The Folly of 'Calling the Market'
There's a cute article today in the New York Times about real estate agents and "industry executives" lamenting the negative media coverage about the housing market. They say that the coverage is splashing cold water on the market, "making a cooling market sound worse than it is."
What made it cute was this quote:
Richard A. Smith, vice chairman and president of the Realogy Corporation, the nation’s largest residential real estate broker, said there was a “constant flood of media that is so negative” that it was discouraging many potential buyers and sellers.I wonder... would Smith be so upset if a "constant flood of media attention" was overhyping the market?
The larger question, I think, is whether the media should be attempting to "call the turn" of housing markets or, for that matter, any market.
Such articles have a reputation for being amazingly wrongheaded, such as Business Week's famous "Death of Equities" cover story in August 1979. Fortune's 2002 cover story on the real estate bubble was not half as declarative, but turned out to be premature (which pretty well rebuts the real estate industry's whining about negative media coverage).
I'm all in favor of market coverage, as I pointed out the other day, but the media should avoid "calling the turn," no matter how tempting that may be.
It's been shown repeatedly in countless academic studies that nobody can reliably forecaset either the broad market or the movement of individual stocks.
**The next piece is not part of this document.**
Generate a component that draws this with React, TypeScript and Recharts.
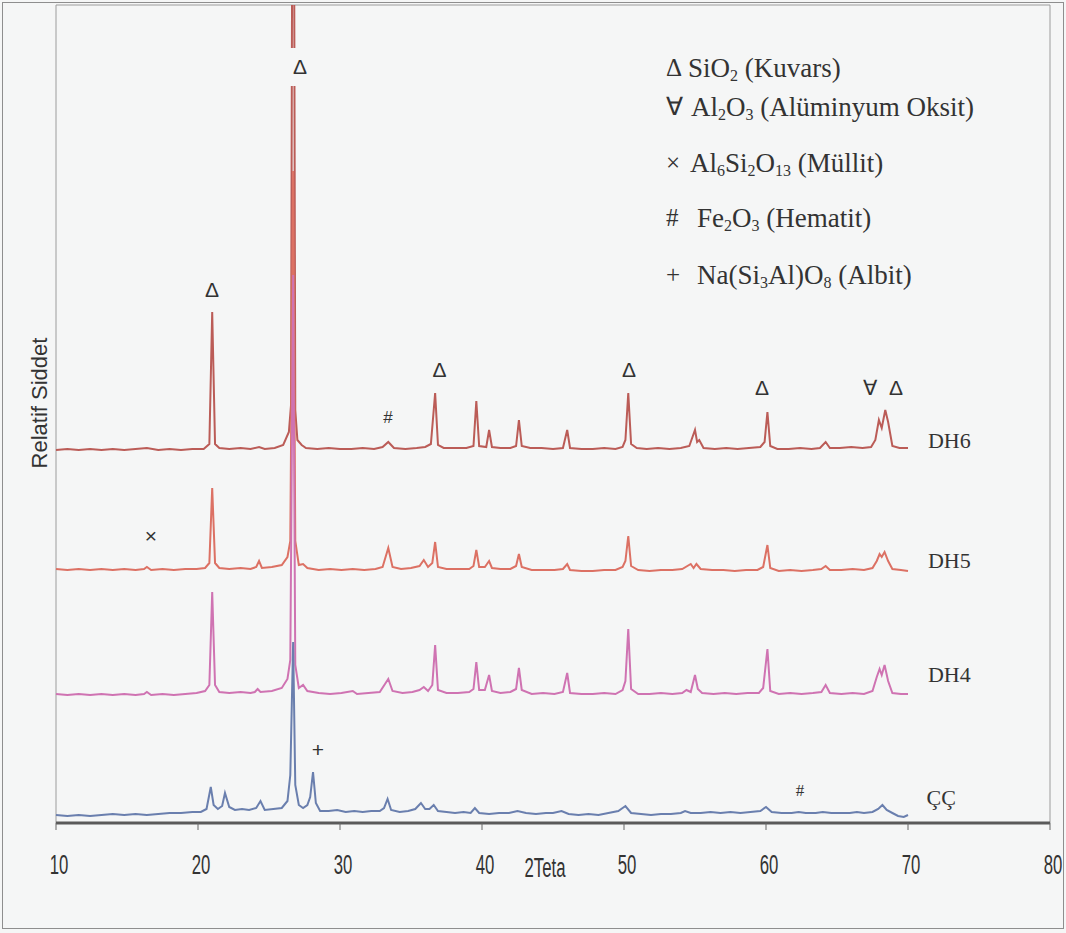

So it's time journalists got out of the "market forecasting business" entirely, and wrote stories that pointed out the excesses of the market, both positive and negative. Then the reader can draw his own conclusions.
In early 2000 I co-authored with Marcia Vickers an article on Wall Street's "hype machine." That story did not attempt to "call the turn," but instead reported on how hucksterism was running rampant. The story did not attempt to "call the narket" and was not harmed by that omission in any way.